“Menjalin hubungan dengan pihak dalam perkara saja sudah tidak boleh, apalagi bertemu Shinta Kencana Kheng yang merupakan saksi korban, di mobil pada malam hari di beberapa tempat yang berbeda,” tegas Humphrey.
Hal lain yang menjadi dasar laporan adalah Hakim tersebut dalam memeriksa perkara dengan terdakwa Anand Krishna telah menunjukkan sikap keberpihakan. “Kami memiliki rekaman sidang yang nanti akan bicara banyak mengenai keberpihakan dari hakim tersebut,” ujar Humphrey.
Tindakan ini juga melanggar Angka 3.1 (2) keputusan bersama Ketua Mahkamah Agung RI dan Ketua Komisi Yudisial .R.U Nomor: 047/KMA/SKB/IV/2009, 02/SKB/P.KY/IV/2009 tentang Kode Etik dan Pedoman Perilaku Hakim, yang menyatakan : “Hakim dalam hubungan pribadinya dengan anggota profesi hukum lain yang secara teratur di beracara di pengadilan, wajib menghindari situasi yang dapat menimbulkan kecurigaan atau sikap keberpihakan.
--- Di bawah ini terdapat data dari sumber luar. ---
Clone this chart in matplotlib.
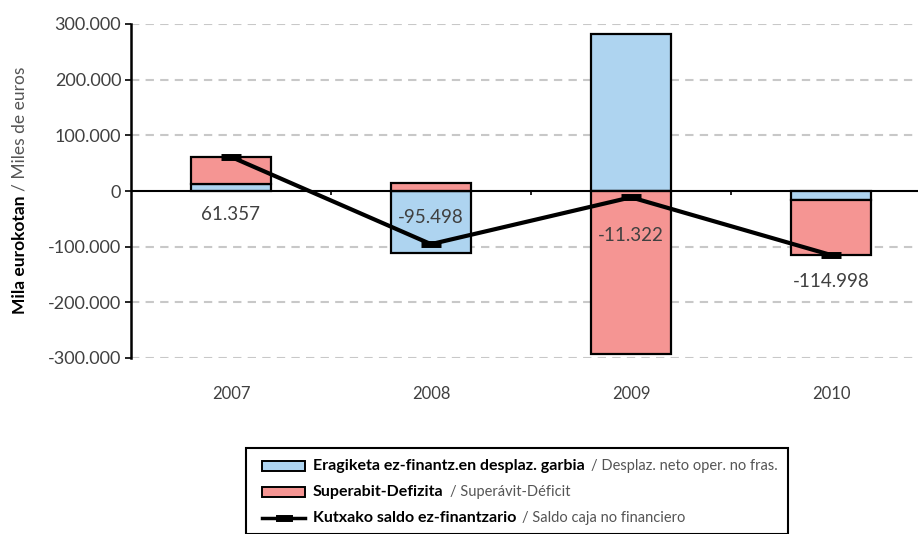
import matplotlib
matplotlib.use("Agg")
import matplotlib.pyplot as plt
from matplotlib.patches import Rectangle
from matplotlib.lines import Line2D
import numpy as np

plt.rcParams['font.family'] = ['Lato', 'DejaVu Sans']

years = ["2007", "2008", "2009", "2010"]
desplaz = [13000, -110498, 282000, -17000]       # Eragiketa ez-finantz.en desplaz. garbia
superavit = [48357, 15000, -293322, -97998]      # Superabit-Defizita
saldo = [61357, -95498, -11322, -114998]         # Kutxako saldo ez-finantzario
saldo_labels = ["61.357", "-95.498", "-11.322", "-114.998"]
yticks = [-300000, -200000, -100000, 0, 100000, 200000, 300000]

BLUE = "#aed4f0"
RED = "#f59593"
GRAY = "#404040"

W, H = 918, 534
fig = plt.figure(figsize=(W / 100, H / 100), dpi=100)
ax_left, ax_right, ax_top, ax_bot = 131, 918, 24, 358
ax = fig.add_axes([ax_left / W, 1 - ax_bot / H, (ax_right - ax_left) / W, (ax_bot - ax_top) / H])

x = np.arange(len(years))
width = 0.4

# stacking: positives and negatives separately, blue first
pos_base = np.zeros(len(years))
neg_base = np.zeros(len(years))
for vals, col in [(desplaz, BLUE), (superavit, RED)]:
    vals = np.array(vals, dtype=float)
    bottoms = np.where(vals >= 0, pos_base, neg_base)
    ax.bar(x, vals, width, bottom=bottoms, color=col, edgecolor="black", linewidth=1.6, zorder=3)
    pos_base = pos_base + np.where(vals >= 0, vals, 0)
    neg_base = neg_base + np.where(vals < 0, vals, 0)

ax.plot(x, saldo, color="black", linewidth=3, marker="_", markersize=15, markeredgewidth=5, zorder=5,
        solid_capstyle="butt")

# data labels
label_y = [-43000, -48500, -80800, -163000]
for xi, ly, t in zip(x, label_y, saldo_labels):
    ax.text(xi, ly, t, ha="center", va="center", fontsize=13.5, color=GRAY, zorder=6)

ax.set_xlim(-0.5, -0.5 + (ax_right - ax_left) / 200)
ax.set_ylim(-300000, 300000)
ax.set_yticks(yticks)
ax.set_yticklabels([f"{v:,}".replace(",", ".") for v in yticks], fontsize=13, color=GRAY)
ax.set_xticks(x)
ax.set_xticklabels(years, fontsize=12, color=GRAY)
ax.tick_params(axis="x", length=0, pad=20)
ax.tick_params(axis="y", length=4, width=1.2, direction="out", pad=3)

for v in yticks:
    if v != 0:
        ax.axhline(v, color="#c8c8c8", linestyle=(0, (4, 3)), linewidth=1.5, zorder=1)
ax.axhline(0, color="black", linewidth=1.5, zorder=4)
ax.vlines([0.5, 1.5, 2.5], -7000, 0, color="black", linewidth=1.2, zorder=4)

for s in ["top", "right", "bottom"]:
    ax.spines[s].set_visible(False)
ax.spines["left"].set_linewidth(1.8)
ax.spines["left"].set_zorder(6)

# y label (two styles)
fig.text(20 / W, 1 - 314 / H, "Mila eurokotan", rotation=90, ha="center", va="bottom",
         fontsize=12.5, fontweight="bold", color="black")
fig.text(20 / W, 1 - 191 / H, "/ Miles de euros", rotation=90, ha="center", va="bottom",
         fontsize=12.5, color="#555555")

# legend box
fig.patches.append(Rectangle((246 / W, 0), (788 - 246) / W, (H - 448) / H, transform=fig.transFigure,
                             facecolor="white", edgecolor="black", linewidth=1.5, clip_on=False))
rows = [
    ("patch", BLUE, "Eragiketa ez-finantz.en desplaz. garbia", "/ Desplaz. neto oper. no fras."),
    ("patch", RED, "Superabit-Defizita", "/ Superávit-Déficit"),
    ("line", "black", "Kutxako saldo ez-finantzario", "/ Saldo caja no financiero"),
]
row_y = [466, 492, 518]
fig.canvas.draw()
renderer = fig.canvas.get_renderer()
for (kind, col, bold, light), ry in zip(rows, row_y):
    yf = 1 - ry / H
    if kind == "patch":
        fig.patches.append(Rectangle((262 / W, yf - 5 / H), 43 / W, 10 / H, transform=fig.transFigure,
                                     facecolor=col, edgecolor="black", linewidth=1.4))
    else:
        fig.lines.append(Line2D([262 / W, 305 / W], [yf, yf], transform=fig.transFigure, color="black",
                                linewidth=2.5))
        fig.lines.append(Line2D([279 / W, 289 / W], [yf, yf], transform=fig.transFigure, color="black",
                                linewidth=5))
    t1 = fig.text(313 / W, yf, bold, ha="left", va="center", fontsize=11.5, fontweight="bold", color="black")
    bb = t1.get_window_extent(renderer=renderer)
    fig.text((bb.x1 + 6) / W, yf, light, ha="left", va="center", fontsize=10.5, color="#555555")

fig.savefig("out.png", dpi=100)
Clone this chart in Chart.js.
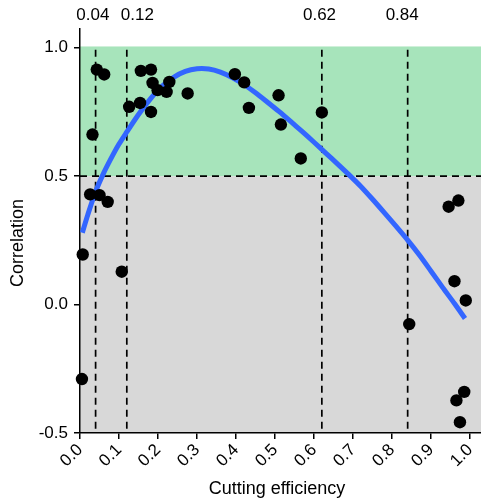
<!DOCTYPE html>
<html>
<head>
<meta charset="utf-8">
<script src="https://cdn.jsdelivr.net/npm/chart.js@4.4.1/dist/chart.umd.min.js"></script>
<style>
  html, body { margin: 0; padding: 0; background: #ffffff; }
  #wrap { width: 481px; height: 503px; position: relative; }
</style>
</head>
<body>
<div id="wrap"><canvas id="c"></canvas></div>
<script>
// ---- data ----
const pointX = [0.005, 0.007, 0.032, 0.043, 0.062, 0.026, 0.050, 0.071, 0.107, 0.126,
                0.154, 0.156, 0.182, 0.186, 0.182, 0.199, 0.222, 0.229, 0.276, 0.397,
                0.421, 0.433, 0.509, 0.515, 0.566, 0.620, 0.945, 0.970, 0.960, 0.989,
                0.844, 0.985, 0.965, 0.974];
const pointY = [-0.290, 0.195, 0.662, 0.915, 0.896, 0.429, 0.426, 0.400, 0.128, 0.770,
                0.785, 0.910, 0.915, 0.863, 0.750, 0.835, 0.828, 0.867, 0.822, 0.897,
                0.865, 0.766, 0.815, 0.701, 0.569, 0.748, 0.381, 0.405, 0.091, 0.016,
                -0.076, -0.340, -0.373, -0.458];
const fitX = [0.006, 0.02, 0.04, 0.06, 0.08, 0.10, 0.12, 0.15, 0.18, 0.21, 0.24, 0.27,
              0.30, 0.33, 0.36, 0.39, 0.42, 0.45, 0.48, 0.51, 0.54, 0.57, 0.60, 0.63,
              0.66, 0.69, 0.72, 0.75, 0.78, 0.81, 0.84, 0.87, 0.90, 0.93, 0.96, 0.987];
const fitY = [0.280, 0.350, 0.440, 0.510, 0.570, 0.625, 0.672, 0.740, 0.800, 0.850, 0.885, 0.908,
              0.918, 0.917, 0.905, 0.884, 0.857, 0.825, 0.789, 0.752, 0.713, 0.673, 0.632, 0.590,
              0.548, 0.505, 0.460, 0.410, 0.358, 0.305, 0.251, 0.193, 0.130, 0.066, 0.004, -0.054];
const xTicks = [0, 0.1, 0.2, 0.3, 0.4, 0.5, 0.6, 0.7, 0.8, 0.9, 1.0];
const yTicks = [-0.5, 0, 0.5, 1.0];
const cutoffs = [0.04, 0.12, 0.62, 0.84];
const cutoffLabels = ['0.04', '0.12', '0.62', '0.84'];
const cutoffLabelX = [0.033, 0.147, 0.614, 0.826];
const corrThreshold = 0.5;
const bandTop = 1.005;
const xRange = [0, 1.028];
const yRange = [-0.5, 1.073];
const xTitle = 'Cutting efficiency';
const yTitle = 'Correlation';

const GREEN = '#a7e4bb';
const GRAY = '#d8d8d8';
const FONT = 'Liberation Sans, Arial, Helvetica, sans-serif';

const bandsPlugin = {
  id: 'bands',
  beforeDraw(chart) {
    const { ctx, chartArea: a, scales } = chart;
    const y = scales.y;
    const yT = y.getPixelForValue(bandTop);
    const yM = y.getPixelForValue(corrThreshold);
    const yB = y.getPixelForValue(yRange[0]);
    ctx.save();
    ctx.fillStyle = GREEN;
    ctx.fillRect(a.left, yT, a.right - a.left, yM - yT);
    ctx.fillStyle = GRAY;
    ctx.fillRect(a.left, yM, a.right - a.left, yB - yM);
    ctx.restore();
  },
  beforeDatasetsDraw(chart) {
    const { ctx, chartArea: a, scales } = chart;
    const x = scales.x, y = scales.y;
    ctx.save();
    ctx.strokeStyle = '#000';
    ctx.lineWidth = 1.7;
    ctx.setLineDash([7, 5]);
    const yM = y.getPixelForValue(corrThreshold);
    ctx.beginPath();
    ctx.moveTo(a.left, yM);
    ctx.lineTo(a.right, yM);
    ctx.stroke();
    const yTop = y.getPixelForValue(1.0);
    const yBot = y.getPixelForValue(yRange[0]);
    ctx.lineDashOffset = -2;
    cutoffs.forEach(v => {
      const px = x.getPixelForValue(v);
      ctx.beginPath();
      ctx.moveTo(px, yTop);
      ctx.lineTo(px, yBot);
      ctx.stroke();
    });
    ctx.restore();
  },
  afterDraw(chart) {
    const { ctx } = chart;
    ctx.save();
    ctx.fillStyle = '#000';
    ctx.font = '18px ' + FONT;
    ctx.textAlign = 'center';
    ctx.textBaseline = 'middle';
    ctx.fillText(xTitle, 277, 489);
    ctx.translate(18, 243);
    ctx.rotate(-Math.PI / 2);
    ctx.fillText(yTitle, 0, 0);
    ctx.restore();
  }
};

const scatterData = pointX.map((v, i) => ({ x: v, y: pointY[i] }));
const fitData = fitX.map((v, i) => ({ x: v, y: fitY[i] }));

const zeroPad = s => { s.paddingLeft = 0; s.paddingRight = 0; };

new Chart(document.getElementById('c'), {
  type: 'scatter',
  data: {
    datasets: [
      {
        type: 'line',
        data: fitData,
        borderColor: '#3366ff',
        borderWidth: 5,
        pointRadius: 0,
        fill: false,
        tension: 0.3,
        borderCapStyle: 'butt',
        order: 2
      },
      {
        type: 'scatter',
        data: scatterData,
        backgroundColor: '#000',
        borderColor: '#000',
        borderWidth: 0,
        pointRadius: 6.2,
        clip: false,
        order: 1
      }
    ]
  },
  options: {
    responsive: true,
    maintainAspectRatio: false,
    animation: false,
    layout: { padding: 0, autoPadding: false },
    plugins: { legend: { display: false }, tooltip: { enabled: false } },
    scales: {
      x: {
        type: 'linear', position: 'bottom',
        min: xRange[0], max: xRange[1],
        afterBuildTicks: s => { s.ticks = xTicks.map(v => ({ value: v })); },
        afterFit: s => { s.height = 70; zeroPad(s); },
        ticks: {
          autoSkip: false, minRotation: 45, maxRotation: 45, padding: 1,
          color: '#000', font: { family: FONT, size: 17 },
          callback: v => Number(v).toFixed(1)
        },
        grid: { display: true, drawOnChartArea: false, drawTicks: true, tickLength: 6, color: '#000', lineWidth: 1.5 },
        border: { display: true, color: '#000', width: 1.5 },
        title: { display: false }
      },
      x2: {
        type: 'linear', position: 'top',
        min: xRange[0], max: xRange[1],
        afterBuildTicks: s => { s.ticks = cutoffLabelX.map(v => ({ value: v })); },
        afterFit: s => { s.height = 29; zeroPad(s); },
        ticks: {
          autoSkip: false, minRotation: 0, maxRotation: 0, padding: 3,
          color: '#000', font: { family: FONT, size: 17 },
          callback: (v, i) => cutoffLabels[i]
        },
        grid: { display: false, drawTicks: false },
        border: { display: false }
      },
      y: {
        type: 'linear', position: 'left',
        min: yRange[0], max: yRange[1],
        afterBuildTicks: s => { s.ticks = yTicks.map(v => ({ value: v })); },
        afterFit: s => { s.width = 80; s.paddingTop = 0; s.paddingBottom = 0; },
        ticks: {
          autoSkip: false, padding: 6,
          color: '#000', font: { family: FONT, size: 17 },
          callback: v => Number(v).toFixed(1)
        },
        grid: { display: true, drawOnChartArea: false, drawTicks: true, tickLength: 6, color: '#000', lineWidth: 1.5 },
        border: { display: true, color: '#000', width: 1.5 },
        title: { display: false }
      }
    }
  },
  plugins: [bandsPlugin]
});
</script>
</body>
</html>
Oleh sebab itu, TIRO pun sempat mewawancarai saksi ahli Prof. Eddy Hiariej dari Universitas Gajah Mada demi mencari keabsahan sebuah fakta persidangan. “Saya yakin bahwa dakwaan ini tidak cermat, apa yang dituduhkan itu sendiri baik secara materi maupun substansi dan dari segi hukumnya pun sangat lemah. Bagaimana seorang bisa mengaku dilecehkan berulang kali, dan kemudian datang sendiri seolah minta dilecehkan,” ujar Prof. Eddy Hiariej.
Prof. Eddy Hiariej menambahkan, bahwasanya saksi pelapor dalam keadaan tidak berdaya. “Nah, tidak berdaya ini secara fisik diikat, diancam atau bagaimana? Dari apa yang sekarang saya ketahui hal itu tidak terjadi”.
Bahkan saksi-saksi yang mengaku saksi korban itu tidak mengukuhkan tuduhan saksi pelapor, akan tetapi terasa bercurhat. Saya tidak habis pikir kenapa curhatan murahan seperti itu dijadikan dasar untuk mengangkat kasus ini ke sidang?
“Dalam hukum di manapun, satu saksi berarti tidak ada saksi. Saksi pelapor dalam kasus ini tidak bisa menghadirkan seorang saksi pun yang mengaku melihat kejadian yang dituduhkannya. Nama yang disebutnya malah bertambah,” tutur Prof. Eddy.
Tak hanya itu, terdakwa juga mau ditampilkan sebagai guru hanya untuk memenuhi syarat pasal 294, padahal untuk guru itu ada undang-undang yang jelas, apalagi terdakwa sendiri mengaku dalam tulisan-tulisannya bahwa dirinya tidak mau disebut guru.
“Saya melihat kasus ini penuh dengan keanehan-keanehan dan saya yakin hakim Albertina Ho pun dapat melihatnya bahwa ada sesuatu, kalau menurut saya sih konspirasi, untuk menjatuhkan terdakwa,” ujar Prof. Eddy mengakhiri.